El escenario es una llanura ventosa en el centro de Puebla, pero podría ser cualquier región de interior en América Latina. Como cada verano, una finca aislada sirve a una organización religiosa de élite para alojar un campamento adolescente. Los asistentes, hombres todos que cruzan el limbo entre la bobería infantil y el ímpetu hormonal, se esfuerzan por actuar como adultos mientras absorben la conciencia de que el entorno y sus recursos, gracias a su apellido, fisonomía, género o relaciones, les pertenecen por derecho de casta.
En El hoyo en la cerca (2021), segundo largometraje de ficción coescrito y dirigido por Joaquín del Paso, los ritos de paso entre infancia y madurez funcionan como parábola para describir la germinación de semillas profundas de las cuales brota cierto fascismo institucional –el fascismo cotidiano, diría Mijaíl Romm.
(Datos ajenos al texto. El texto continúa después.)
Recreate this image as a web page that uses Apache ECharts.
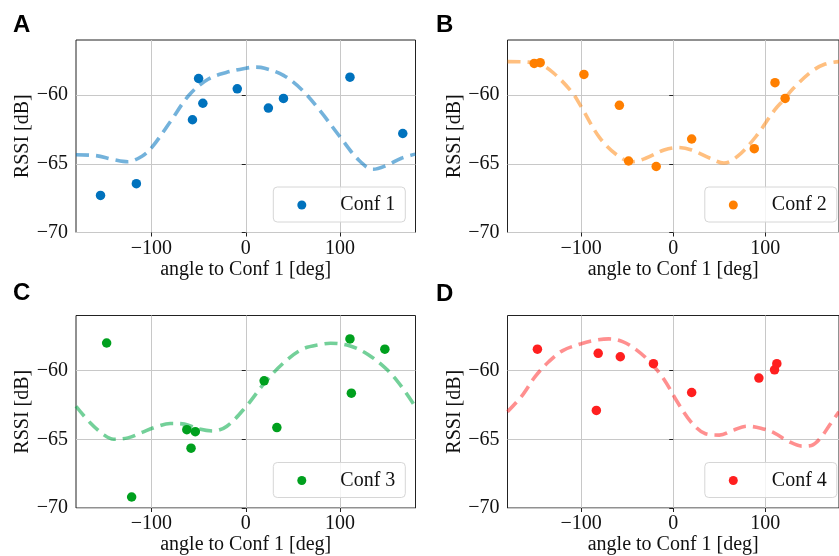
<!DOCTYPE html>
<html>
<head>
<meta charset="utf-8">
<script src="https://cdn.jsdelivr.net/npm/echarts@6/dist/echarts.min.js"></script>
<style>
  html, body { margin: 0; padding: 0; background: #fff; }
  #chart { width: 839px; height: 556px; }
</style>
</head>
<body>
<div id="chart"></div>
<script>
// Measured RSSI per configuration (angle in degrees, RSSI in dB)
const conf1Angle = [-154, -116, -56.5, -50, -45.5, -9, 24, 40, 110.5, 166.5];
const conf1Rssi  = [-67.3, -66.45, -61.8, -58.8, -60.6, -59.55, -60.95, -60.25, -58.7, -62.8];

const conf2Angle = [-151, -144.5, -97, -58.5, -48.5, -18.5, 20, 88, 110.5, 121.5];
const conf2Rssi  = [-57.7, -57.65, -58.5, -60.75, -64.8, -65.2, -63.2, -63.9, -59.1, -60.25];

const conf3Angle = [-147.5, -121, -62.5, -58, -53.5, 19.5, 33, 110.5, 112, 147.5];
const conf3Rssi  = [-58.0, -69.2, -64.3, -65.65, -64.45, -60.75, -64.15, -57.7, -61.65, -58.45];

const conf4Angle = [-147.5, -81.5, -83.5, -57.5, -21.5, 20, 93, 110, 112.5];
const conf4Rssi  = [-58.45, -58.75, -62.9, -59.0, -59.5, -61.6, -60.55, -59.95, -59.5];

// Fitted curves (dashed)
const fit1Angle = [-180, -160, -140, -125, -110, -100, -80, -60, -40, -20, 0, 10, 20, 40, 60, 80, 100, 120, 135, 150, 165, 180];
const fit1Rssi  = [-64.35, -64.4, -64.7, -64.85, -64.45, -63.85, -61.95, -60.0, -58.85, -58.35, -58.05, -57.97, -58.05, -58.57, -59.65, -61.25, -63.05, -64.75, -65.4, -65.1, -64.6, -64.3];

const fit2Angle = [-180, -160, -145, -130, -110, -100, -80, -60, -45, -30, -10, 5, 20, 40, 55, 70, 90, 110, 120, 130, 150, 165, 180];
const fit2Rssi  = [-57.57, -57.6, -57.75, -58.4, -59.8, -60.85, -63.1, -64.42, -64.85, -64.6, -64.0, -63.82, -64.0, -64.6, -64.95, -64.45, -63.0, -61.1, -60.35, -59.55, -58.3, -57.75, -57.57];

const fit3Angle = [-180, -165, -150, -140, -125, -110, -95, -80, -65, -50, -35, -20, 0, 20, 40, 60, 80, 90, 110, 130, 150, 165, 180];
const fit3Rssi  = [-62.6, -63.8, -64.7, -65.0, -64.9, -64.5, -64.1, -63.85, -63.9, -64.25, -64.4, -64.05, -62.65, -60.9, -59.45, -58.45, -58.1, -58.02, -58.2, -58.85, -59.95, -61.15, -62.65];

const fit4Angle = [-180, -165, -150, -135, -120, -100, -85, -70, -55, -40, -25, -10, 5, 20, 35, 50, 65, 80, 95, 110, 125, 140, 150, 160, 170, 180];
const fit4Rssi  = [-63.0, -61.9, -60.45, -59.35, -58.55, -58.05, -57.8, -57.7, -57.9, -58.5, -59.4, -60.65, -62.35, -63.8, -64.6, -64.7, -64.35, -64.05, -64.2, -64.55, -65.15, -65.5, -65.45, -64.9, -63.95, -63.0];

// Axis ticks and labels
const xTicks = [-100, 0, 100];
const yTicks = [-70, -65, -60];
const panelLetters = ['A', 'B', 'C', 'D'];
const seriesNames = ['Conf 1', 'Conf 2', 'Conf 3', 'Conf 4'];
const xAxisTitle = 'angle to Conf 1 [deg]';
const yAxisTitle = 'RSSI [dB]';

const pointColors = ['#0072BD', '#FF7F00', '#00A01E', '#FF1F1F'];
const lineColors = ['rgba(0,114,189,0.55)', 'rgba(255,127,0,0.5)', 'rgba(0,170,70,0.55)', 'rgba(255,31,31,0.5)'];

const pointSets = [
  [conf1Angle, conf1Rssi],
  [conf2Angle, conf2Rssi],
  [conf3Angle, conf3Rssi],
  [conf4Angle, conf4Rssi]
];
const fitSets = [
  [fit1Angle, fit1Rssi],
  [fit2Angle, fit2Rssi],
  [fit3Angle, fit3Rssi],
  [fit4Angle, fit4Rssi]
];

const pairs = (xs, ys) => xs.map((x, i) => [x, ys[i]]);
const minus = v => String(v).replace('-', '\u2212');

const SERIF = '"Liberation Serif", "Times New Roman", serif';
const FS = 20;

// panel layout: grid boxes in pixels
const cells = [
  { left: 76,    top: 40,    letterX: 13,  letterY: 13 },
  { left: 507.5, top: 40,    letterX: 436, letterY: 13 },
  { left: 76,    top: 315.5, letterX: 13,  letterY: 281 },
  { left: 507.5, top: 315.5, letterX: 436, letterY: 282 }
];
const gridW = 339.5, gridH = 192.5;

const grids = [], xAxes = [], yAxes = [], series = [], legends = [], titles = [];

cells.forEach((c, i) => {
  grids.push({
    left: c.left, top: c.top, width: gridW, height: gridH,
    show: true, borderColor: '#222', borderWidth: 1, backgroundColor: 'transparent'
  });
  xAxes.push({
    type: 'value', gridIndex: i, min: -180, max: 180,
    name: xAxisTitle, nameLocation: 'middle', nameGap: 27,
    nameTextStyle: { fontFamily: SERIF, fontSize: FS, color: '#111' },
    axisLine: { show: false },
    axisTick: { show: true, customValues: xTicks, length: 4, inside: false, lineStyle: { color: '#222' } },
    axisLabel: { customValues: xTicks, margin: 6, fontFamily: SERIF, fontSize: FS, color: '#111', formatter: minus },
    splitLine: { show: true, lineStyle: { color: '#c8c8c8', width: 1 } }
  });
  yAxes.push({
    type: 'value', gridIndex: i, min: -70, max: -56, interval: 5,
    name: yAxisTitle, nameLocation: 'middle', nameGap: 43,
    nameTextStyle: { fontFamily: SERIF, fontSize: FS, color: '#111' },
    axisLine: { show: false },
    axisTick: { show: true, customValues: yTicks, length: 4, inside: false, lineStyle: { color: '#222' } },
    axisLabel: { customValues: yTicks, margin: 8, fontFamily: SERIF, fontSize: FS, color: '#111', formatter: minus },
    splitLine: { show: true, lineStyle: { color: '#c8c8c8', width: 1 } }
  });
  series.push({
    name: seriesNames[i] + ' fit',
    type: 'line', xAxisIndex: i, yAxisIndex: i,
    data: pairs(fitSets[i][0], fitSets[i][1]),
    smooth: 0.35, showSymbol: false, silent: true, z: 2,
    lineStyle: { color: lineColors[i], width: 3.6, type: [13, 7], cap: 'butt' }
  });
  series.push({
    name: seriesNames[i],
    type: 'scatter', xAxisIndex: i, yAxisIndex: i,
    data: pairs(pointSets[i][0], pointSets[i][1]),
    symbol: 'circle', symbolSize: 9.5, z: 3,
    itemStyle: { color: pointColors[i], opacity: 1 }
  });
  legends.push({
    data: [seriesNames[i]],
    left: c.left + 197.3, top: c.top + 147,
    orient: 'horizontal',
    itemWidth: 9, itemHeight: 9,
    padding: [8, 10, 7, 24],
    backgroundColor: 'rgba(255,255,255,0.8)',
    borderColor: '#d6d6d6', borderWidth: 1, borderRadius: 4,
    selectedMode: false,
    formatter: n => '{t|' + n + '}',
    textStyle: {
      fontFamily: SERIF, fontSize: FS, color: '#111',
      rich: { t: { fontFamily: SERIF, fontSize: FS, color: '#111', padding: [0, 0, 0, 29] } }
    }
  });
  titles.push({
    text: panelLetters[i], left: c.letterX, top: c.letterY, padding: 0,
    textStyle: { fontFamily: '"Liberation Sans", Arial, sans-serif', fontWeight: 'bold', fontSize: 24, color: '#000' }
  });
});

const chart = echarts.init(document.getElementById('chart'), null, { renderer: 'canvas' });
chart.setOption({
  animation: false,
  backgroundColor: '#fff',
  title: titles,
  grid: grids,
  xAxis: xAxes,
  yAxis: yAxes,
  legend: legends,
  series: series
});
</script>
</body>
</html>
Sin un protagonista claro, la película coescrita por la también diseñadora Lucy Pawlak cuenta los primeros días de campamento de un grupo de púberes de clase alta de quienes apenas sabemos algo más: hace falta que a uno le rompan la nariz para que su padre llegue por él en un helicóptero del gobierno local, mencionando de paso que él mismo, años atrás, formó parte del mismo campamento.
Hay ritos, ceremonia y tradiciones: las comunidades imaginadas diagnosticadas por Benedict Anderson, aunque no aglutinadas en torno a un ideario nacional sino sectario: la clase dominante como signo de identidad y pertenencia. De una manera análoga a su ópera primera, la farsa tragicómica laboral Maquinaria panamericana (2016), El hoyo en la cerca estudia la psicología de un ente colectivo –allá, la empresa como familia; acá, la clase social como cofradía– empujado a una situación límite.
Apenas un par de hechos vagos detonan la revulsión en dicho grupo. Primero, la llegada de un becario de escuela pública, Eduardo (Yubáh Ortega), y el descubrimiento de un agujero en la reja perimetral que separa al campamento del exterior. El pensamiento de tribu vira con violencia hacia el interior, al resguardo de la manada dominante, y emprende el primer paso evidente: la construcción inmediata e imaginaria de un extraño enemigo que osa, como en nuestro primer canto bélico, profanar con su planta su suelo. Los estudiantes salen del campamento en busca de venganza, con el pretexto de un rito de aparente inspiración pagana, con maquillajes tribales y armas caseras. Pero el peligro latente está dentro de la propia estructura que los cobija y, aunque aparezca encarnado en la presencia inquietante de conejos impávidos, no es difícil poner nombre al horror.
Es probable que el guion de Joaquín del Paso y Lucy Pawlak tuviera en mente el modelo de Canoa (Pérez Turrent y Cazals, 1976), así como los resortes del terror slowburn popularizado por cineastas como Ari Aster, Yorgos Lanthimos o Robert Eggers, pero El hoyo en la cerca se detiene en la superficie sin llegar a explorar a profundidad las corrientes subterráneas del tema que aborda, limitándose a subrayar lo ya sabido. En donde El hoyo en la cerca destaca y conecta directamente con la audiencia es en la dirección actoral de su elenco adolescente, intuitivo y enérgico al desarrollar personajes verosímiles y cambiantes; Valeria Lamm y Yubáh Ortega funcionan como polos magnéticos para un grupo de actores que bien podrían haberse dibujado como grupo homogéneo.